Light-vehicle sales may total 1.16 million for the month, a 14-per-cent increase from a year earlier. Analysts estimated that Toyota Motor Corp. and Honda Motor Co. will increase sales by 13 per cent.

Early Days

"Although January isn't the most telling month for full-year trends, we're encouraged by this early momentum," Itay Michaeli, Citigroup Global Markets analyst, said in a research report.

January is typically a slower sales month for automobiles, as it usually follows a boom in holiday car sales. Sales were particularly strong in November, when the annualized rate reached 17.2 million, and December, when it was 16.9 million.

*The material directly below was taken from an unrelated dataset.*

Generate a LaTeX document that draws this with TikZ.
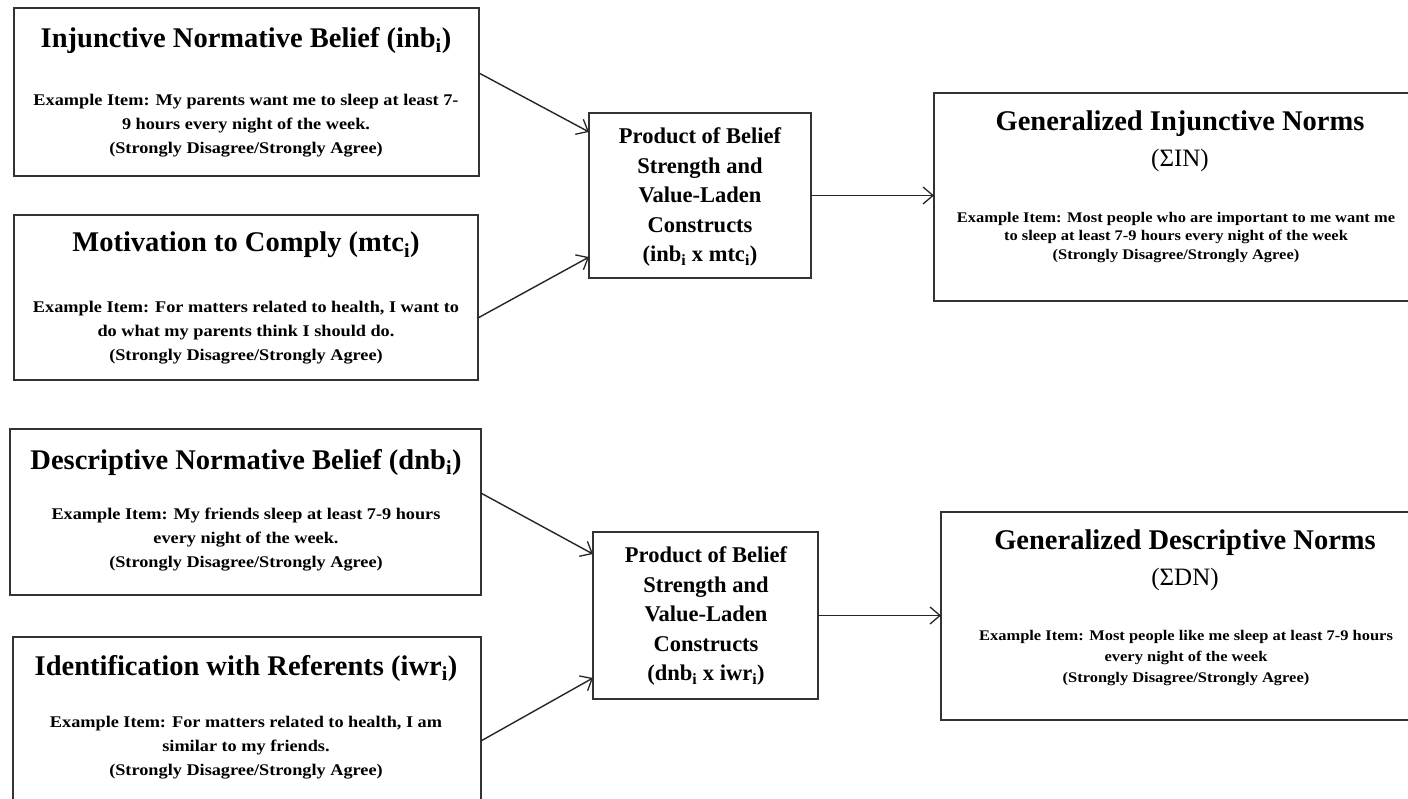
\documentclass[tikz,border=0pt]{standalone}
\usepackage{fontspec}
\usepackage{graphicx}
\setmainfont{Liberation Serif}
\usetikzlibrary{arrows.meta,calc}
\newcommand{\wtxt}[3]{{\bfseries\fontsize{#1}{#2}\selectfont\scalebox{1.12}[1]{\begin{tabular}{@{}c@{}}#3\end{tabular}}}}
\begin{document}
\begin{tikzpicture}[x=1pt,y=-1pt,
  box/.style={draw=black!80, line width=1.8pt, inner sep=0pt, outer sep=0pt},
  ttl/.style={font=\bfseries\fontsize{28.5}{30}\selectfont, inner sep=0pt},
  prod/.style={font=\bfseries\fontsize{22.5}{29.5}\selectfont, align=center, inner sep=0pt},
  sig/.style={font=\fontsize{25}{27}\selectfont, inner sep=0pt},
  bod/.style={inner sep=0pt},
  arr/.style={-{Straight Barb[length=10pt,width=17pt,line width=1.3pt]}, line width=1.4pt, draw=black!85},
]
\useasboundingbox (0,0) rectangle (1408,798);
\fill[white] (0,0) rectangle (1408,798);
\clip (0,0) rectangle (1408,798);

% left boxes
\node[box, minimum width=465pt, minimum height=168pt] (A) at (246.5,92) {};
\node[box, minimum width=464pt, minimum height=165pt] (B) at (246,297.5) {};
\node[box, minimum width=471pt, minimum height=166pt] (C) at (245.5,512) {};
\node[box, minimum width=468pt, minimum height=183pt] (D) at (247,728.5) {};
% product boxes
\node[box, minimum width=222pt, minimum height=165pt] (P1) at (700,195.5) {};
\node[box, minimum width=225pt, minimum height=167pt] (P2) at (705.5,615.5) {};
% right boxes
\node[box, minimum width=492pt, minimum height=208pt] (GIN) at (1180,197) {};
\node[box, minimum width=489pt, minimum height=208pt] (GDN) at (1185.5,616) {};

% texts in A
\node[ttl] (At) at (246,40) {Injunctive Normative Belief (inb\textsubscript{i})};
\node[bod] (Ab) at (246,125) {\wtxt{16.3}{24}{Example Item: My parents want me to sleep at least 7-\\9 hours every night of the week.\\(Strongly Disagree/Strongly Agree)}};
% texts in B
\node[ttl] (Bt) at (246,245) {Motivation to Comply (mtc\textsubscript{i})};
\node[bod] (Bb) at (246,332) {\wtxt{16.3}{24}{Example Item: For matters related to health, I want to\\do what my parents think I should do.\\(Strongly Disagree/Strongly Agree)}};
% texts in C
\node[ttl] (Ct) at (246,462) {Descriptive Normative Belief (dnb\textsubscript{i})};
\node[bod] (Cb) at (246,539) {\wtxt{16.3}{24}{Example Item: My friends sleep at least 7-9 hours\\every night of the week.\\(Strongly Disagree/Strongly Agree)}};
% texts in D
\node[ttl] (Dt) at (246,668) {Identification with Referents (iwr\textsubscript{i})};
\node[bod] (Db) at (246,747) {\wtxt{16.3}{24}{Example Item: For matters related to health, I am\\similar to my friends.\\(Strongly Disagree/Strongly Agree)}};

% product texts
\node[prod] (P1t) at (700,197) {Product of Belief\\Strength and\\Value-Laden\\Constructs\\(inb\textsubscript{i} x mtc\textsubscript{i})};
\node[prod] (P2t) at (706,616) {Product of Belief\\Strength and\\Value-Laden\\Constructs\\(dnb\textsubscript{i} x iwr\textsubscript{i})};

% right texts
\node[ttl] (GINt) at (1180,124) {Generalized Injunctive Norms};
\node[sig] (GINs) at (1180,160) {(Σ{}IN)};
\node[bod] (GINb) at (1176,237) {\wtxt{14.7}{18.5}{Example Item: Most people who are important to me want me\\to sleep at least 7-9 hours every night of the week\\(Strongly Disagree/Strongly Agree)}};
\node[ttl] (GDNt) at (1185,543) {Generalized Descriptive Norms};
\node[sig] (GDNs) at (1185,579) {(Σ{}DN)};
\node[bod] (GDNb) at (1186,657) {\wtxt{14.7}{21}{Example Item: Most people like me sleep at least 7-9 hours\\every night of the week\\(Strongly Disagree/Strongly Agree)}};

% connectors
\draw[arr] ($(A.north east)!0.387!(A.south east)$) -- ($(P1.north west)!0.115!(P1.south west)$);
\draw[arr] ($(B.north east)!0.624!(B.south east)$) -- ($(P1.north west)!0.873!(P1.south west)$);
\draw[arr] ($(C.north east)!0.386!(C.south east)$) -- ($(P2.north west)!0.132!(P2.south west)$);
\draw[arr] ($(D.north east)!0.568!(D.south east)$) -- ($(P2.north west)!0.874!(P2.south west)$);
\draw[arr] (P1.east) -- (P1.east -| GIN.west);
\draw[arr] (P2.east) -- (P2.east -| GDN.west);
\end{tikzpicture}
\end{document}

Last year, after severe winter weather suppressed new-vehicle demand, the sales lost in January were made up in later months. Full-year light-vehicle sales eventually totaled 16.5 million, the most since 2006.

"Last year's weather is a good example of how, historically, January hasn't been the most predictive month," Michaeli said in an interview with Bloomberg. "But there are years left to go in terms of pent-up demand, and we're seeing that this month."